MacOS is a Unix OS and rm means "good-bye". The GUI interface allows you to move a file to the trash (which you can then recover) but that's not what you did. If you have a backup (e.g. you have Time Machine running) then you are saved.

Clarification

Strictly speaking (as @ire_and_curses points out) a rm simply deletes the directory entry for the file while leaving the disk blocks it used, untouched. If you could quiesce the filesystem in which the file had been, there are advanced methods by which you can try to re-discover those blocks contents. There are also some recovery tools which can be purchased to recover the loss. The central issue is that nothing else re-uses any of the disk blocks represented by your file.

The MacOS also has a secure remove command (srm) which over-writes a file before it is unlinked making it unrecoverable. I use the unlink term since this is the underlying system call associated with a shell's rm command. This sets the stage for the next part of this discussion, below.

Sidenote

[ I should hasten to add that even if you over-write a disk multiple times, there are ways to read what was written a dozen or more times before. To properly sanitize a disk for disposal really requires an acid bath, a big hammer and a shredder. ]

unlinking a file decrements the file's inode link-count.
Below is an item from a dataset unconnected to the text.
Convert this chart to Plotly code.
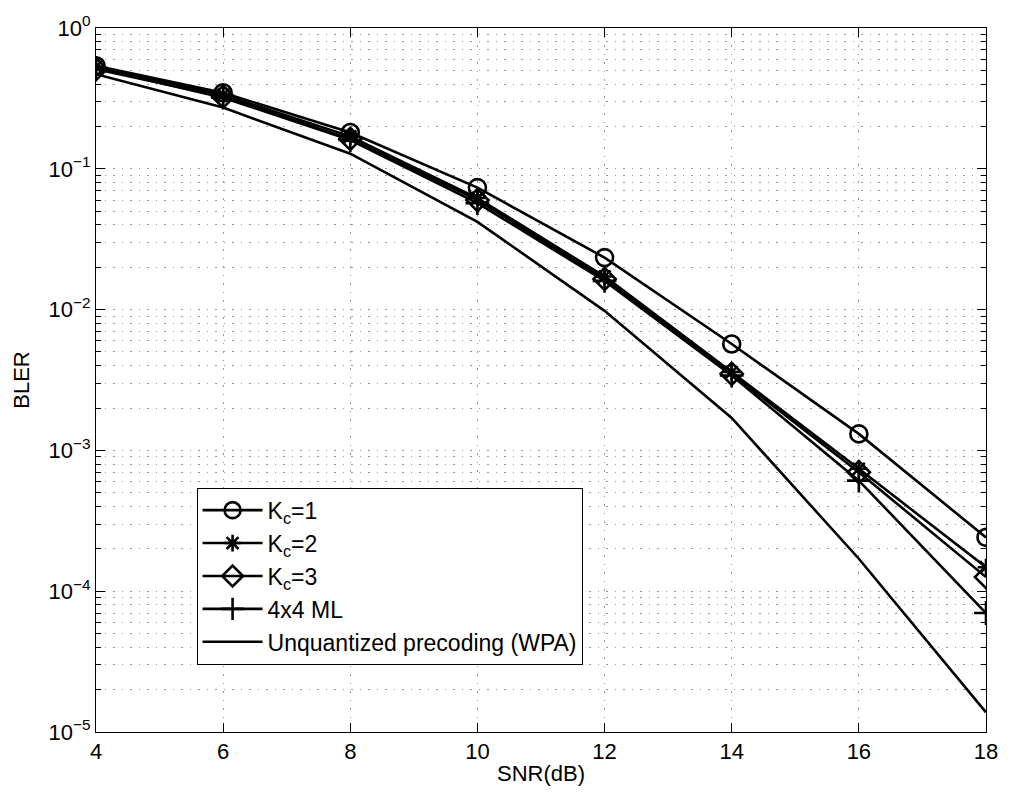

If this value reaches zero, the file is deleted from the filesystem directory and its disk blocks freed for re-use. This only happens when no processes have the file open. It is often confusing to administrators to find that a filesystem is utilizing very large amounts of space that can't be accounted for by the simple summation of disk blocks (with something like du). Most often the reason is that an open file has been removed, so that it is no longer represented in its directory. The reason is that the disk blocks remain inuse until the last process using the file terminates.

Opening a file and immediately unlinking it is actually a common practice for creating secure, temporary files. Tools like lsof can expose these otherwise invisible files if you look for files with a link count (NLINK) of zero.

In Unix and Linux (of which the MacOS is a branded Unix), an rm follows the Unix philosophy of "do-it" without fanfare if it can. That is, if you have the permissions to remove a file (i.e. your directory allows writing) then rm does just what you ask. You might like to create a shell alias rm='rm -i' that prompts you for confirmation before performing the operation. Using the -f switch with rm overrides that if necessary. An aliased rm is most useful when you do glob removes like rm *.log. That is, you have the option of skipping a file in the list.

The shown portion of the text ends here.